### [Data for the task]

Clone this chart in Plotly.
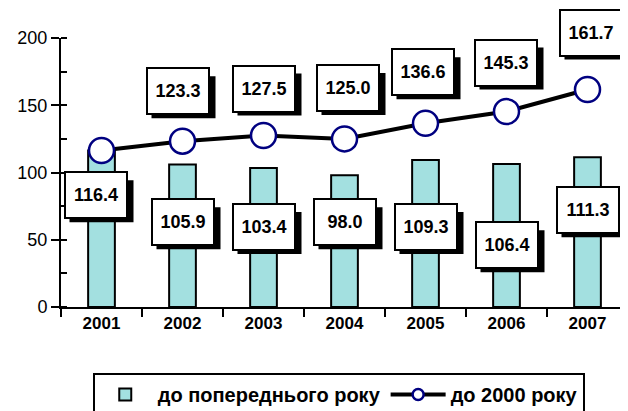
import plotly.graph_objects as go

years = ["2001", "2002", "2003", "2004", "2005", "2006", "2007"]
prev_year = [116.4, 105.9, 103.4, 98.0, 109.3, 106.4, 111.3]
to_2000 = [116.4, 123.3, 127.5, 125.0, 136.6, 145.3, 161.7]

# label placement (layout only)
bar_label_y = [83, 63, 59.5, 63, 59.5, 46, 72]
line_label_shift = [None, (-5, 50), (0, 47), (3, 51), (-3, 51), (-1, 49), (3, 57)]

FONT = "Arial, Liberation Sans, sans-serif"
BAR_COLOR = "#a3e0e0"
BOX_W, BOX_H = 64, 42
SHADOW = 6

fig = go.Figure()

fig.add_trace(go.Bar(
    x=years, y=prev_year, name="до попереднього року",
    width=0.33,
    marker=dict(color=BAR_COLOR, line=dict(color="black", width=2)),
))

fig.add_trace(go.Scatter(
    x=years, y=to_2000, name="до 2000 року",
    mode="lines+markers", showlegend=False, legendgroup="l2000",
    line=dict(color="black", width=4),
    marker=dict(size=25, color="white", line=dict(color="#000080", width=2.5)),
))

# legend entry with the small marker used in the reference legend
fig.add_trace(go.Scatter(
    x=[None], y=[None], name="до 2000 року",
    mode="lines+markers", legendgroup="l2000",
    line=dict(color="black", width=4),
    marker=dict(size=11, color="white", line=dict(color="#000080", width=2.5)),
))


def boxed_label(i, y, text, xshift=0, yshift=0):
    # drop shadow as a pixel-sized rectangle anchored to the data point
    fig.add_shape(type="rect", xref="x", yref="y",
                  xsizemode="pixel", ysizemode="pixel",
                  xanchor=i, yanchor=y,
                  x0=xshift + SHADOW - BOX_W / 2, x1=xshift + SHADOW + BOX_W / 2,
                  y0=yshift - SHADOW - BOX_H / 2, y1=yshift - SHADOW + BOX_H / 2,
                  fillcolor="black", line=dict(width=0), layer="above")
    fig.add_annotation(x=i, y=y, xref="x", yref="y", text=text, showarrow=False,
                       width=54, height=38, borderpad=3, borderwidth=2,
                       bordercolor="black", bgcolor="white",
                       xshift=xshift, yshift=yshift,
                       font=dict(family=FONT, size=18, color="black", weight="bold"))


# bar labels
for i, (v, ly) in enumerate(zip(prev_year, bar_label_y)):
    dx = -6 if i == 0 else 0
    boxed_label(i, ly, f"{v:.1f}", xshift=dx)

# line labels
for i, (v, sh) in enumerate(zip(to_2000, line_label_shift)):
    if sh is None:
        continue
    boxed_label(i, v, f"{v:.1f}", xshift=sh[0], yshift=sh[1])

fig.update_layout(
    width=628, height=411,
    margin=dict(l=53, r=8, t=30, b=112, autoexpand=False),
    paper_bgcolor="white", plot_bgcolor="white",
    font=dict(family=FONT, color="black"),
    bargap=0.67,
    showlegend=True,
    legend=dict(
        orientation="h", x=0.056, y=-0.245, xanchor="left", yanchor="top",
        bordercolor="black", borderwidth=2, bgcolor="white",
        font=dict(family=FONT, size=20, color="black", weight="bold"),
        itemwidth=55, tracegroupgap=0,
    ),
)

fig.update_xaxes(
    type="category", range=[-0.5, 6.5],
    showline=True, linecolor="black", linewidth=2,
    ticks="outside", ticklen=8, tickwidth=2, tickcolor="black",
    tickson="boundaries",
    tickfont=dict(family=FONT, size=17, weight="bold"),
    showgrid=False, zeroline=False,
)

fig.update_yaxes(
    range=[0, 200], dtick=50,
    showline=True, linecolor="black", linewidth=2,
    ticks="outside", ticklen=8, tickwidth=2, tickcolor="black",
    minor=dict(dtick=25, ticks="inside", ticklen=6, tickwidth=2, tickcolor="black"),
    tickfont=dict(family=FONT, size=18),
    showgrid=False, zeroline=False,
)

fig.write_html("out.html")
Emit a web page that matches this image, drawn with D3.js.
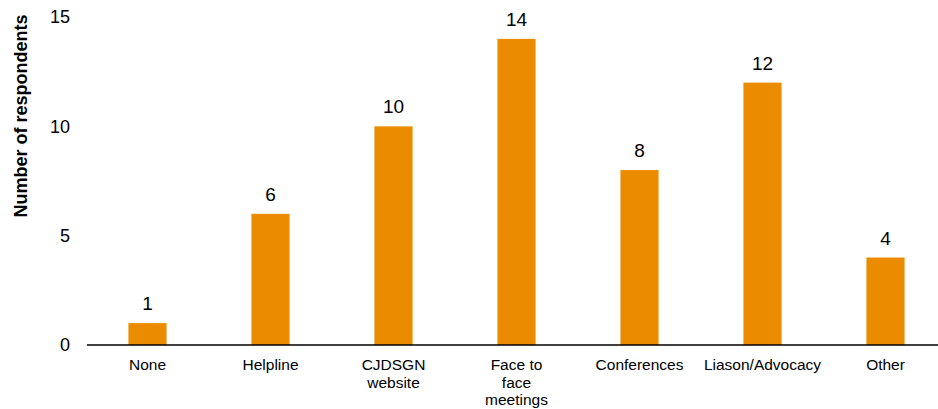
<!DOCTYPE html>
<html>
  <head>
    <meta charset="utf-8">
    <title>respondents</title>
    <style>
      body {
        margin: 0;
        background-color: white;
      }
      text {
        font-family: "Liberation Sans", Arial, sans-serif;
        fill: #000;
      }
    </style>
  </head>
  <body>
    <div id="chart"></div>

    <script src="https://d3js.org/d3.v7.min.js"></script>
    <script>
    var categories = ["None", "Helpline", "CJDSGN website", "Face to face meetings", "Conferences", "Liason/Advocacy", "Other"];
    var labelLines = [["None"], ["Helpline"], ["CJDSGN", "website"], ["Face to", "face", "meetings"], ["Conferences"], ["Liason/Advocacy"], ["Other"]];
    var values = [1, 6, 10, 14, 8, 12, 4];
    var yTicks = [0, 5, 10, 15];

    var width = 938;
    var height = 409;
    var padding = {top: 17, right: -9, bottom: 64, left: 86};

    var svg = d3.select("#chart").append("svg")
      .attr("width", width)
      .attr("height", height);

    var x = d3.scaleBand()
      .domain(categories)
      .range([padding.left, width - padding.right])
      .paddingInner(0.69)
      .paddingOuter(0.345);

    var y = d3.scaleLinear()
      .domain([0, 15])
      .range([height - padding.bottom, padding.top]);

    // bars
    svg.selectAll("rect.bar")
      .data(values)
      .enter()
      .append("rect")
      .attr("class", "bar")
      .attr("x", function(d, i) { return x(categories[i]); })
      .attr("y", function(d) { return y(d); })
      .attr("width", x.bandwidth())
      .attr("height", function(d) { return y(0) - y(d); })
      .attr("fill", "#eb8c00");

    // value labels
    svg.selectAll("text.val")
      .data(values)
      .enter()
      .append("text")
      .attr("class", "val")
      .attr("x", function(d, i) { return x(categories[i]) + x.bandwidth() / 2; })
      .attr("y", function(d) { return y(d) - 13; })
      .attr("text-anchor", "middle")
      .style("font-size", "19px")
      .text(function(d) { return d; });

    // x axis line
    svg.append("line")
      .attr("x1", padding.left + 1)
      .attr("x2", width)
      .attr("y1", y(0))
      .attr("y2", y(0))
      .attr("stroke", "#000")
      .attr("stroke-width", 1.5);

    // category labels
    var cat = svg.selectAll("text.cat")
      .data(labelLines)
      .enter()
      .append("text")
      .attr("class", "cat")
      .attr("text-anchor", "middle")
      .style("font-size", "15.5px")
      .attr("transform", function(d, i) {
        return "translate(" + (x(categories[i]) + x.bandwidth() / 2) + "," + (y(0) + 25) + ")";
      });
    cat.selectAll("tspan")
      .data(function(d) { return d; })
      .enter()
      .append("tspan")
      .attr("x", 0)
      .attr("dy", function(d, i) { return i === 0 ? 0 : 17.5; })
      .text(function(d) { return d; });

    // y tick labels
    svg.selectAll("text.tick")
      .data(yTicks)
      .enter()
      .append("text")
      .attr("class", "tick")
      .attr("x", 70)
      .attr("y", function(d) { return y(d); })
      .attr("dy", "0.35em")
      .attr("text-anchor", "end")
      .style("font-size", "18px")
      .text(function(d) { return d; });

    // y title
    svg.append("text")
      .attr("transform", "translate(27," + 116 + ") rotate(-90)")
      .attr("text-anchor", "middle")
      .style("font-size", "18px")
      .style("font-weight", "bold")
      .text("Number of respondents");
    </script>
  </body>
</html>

### [Exercise brief]
Exactly restate the lines from the beginning of the data through the line with "49), (3, 57)]", and no others, keeping pictures out.

### [Task solution]
Clone this chart in Plotly.
import plotly.graph_objects as go

years = ["2001", "2002", "2003", "2004", "2005", "2006", "2007"]
prev_year = [116.4, 105.9, 103.4, 98.0, 109.3, 106.4, 111.3]
to_2000 = [116.4, 123.3, 127.5, 125.0, 136.6, 145.3, 161.7]

# label placement (layout only)
bar_label_y = [83, 63, 59.5, 63, 59.5, 46, 72]
line_label_shift = [None, (-5, 50), (0, 47), (3, 51), (-3, 51), (-1, 49), (3, 57)]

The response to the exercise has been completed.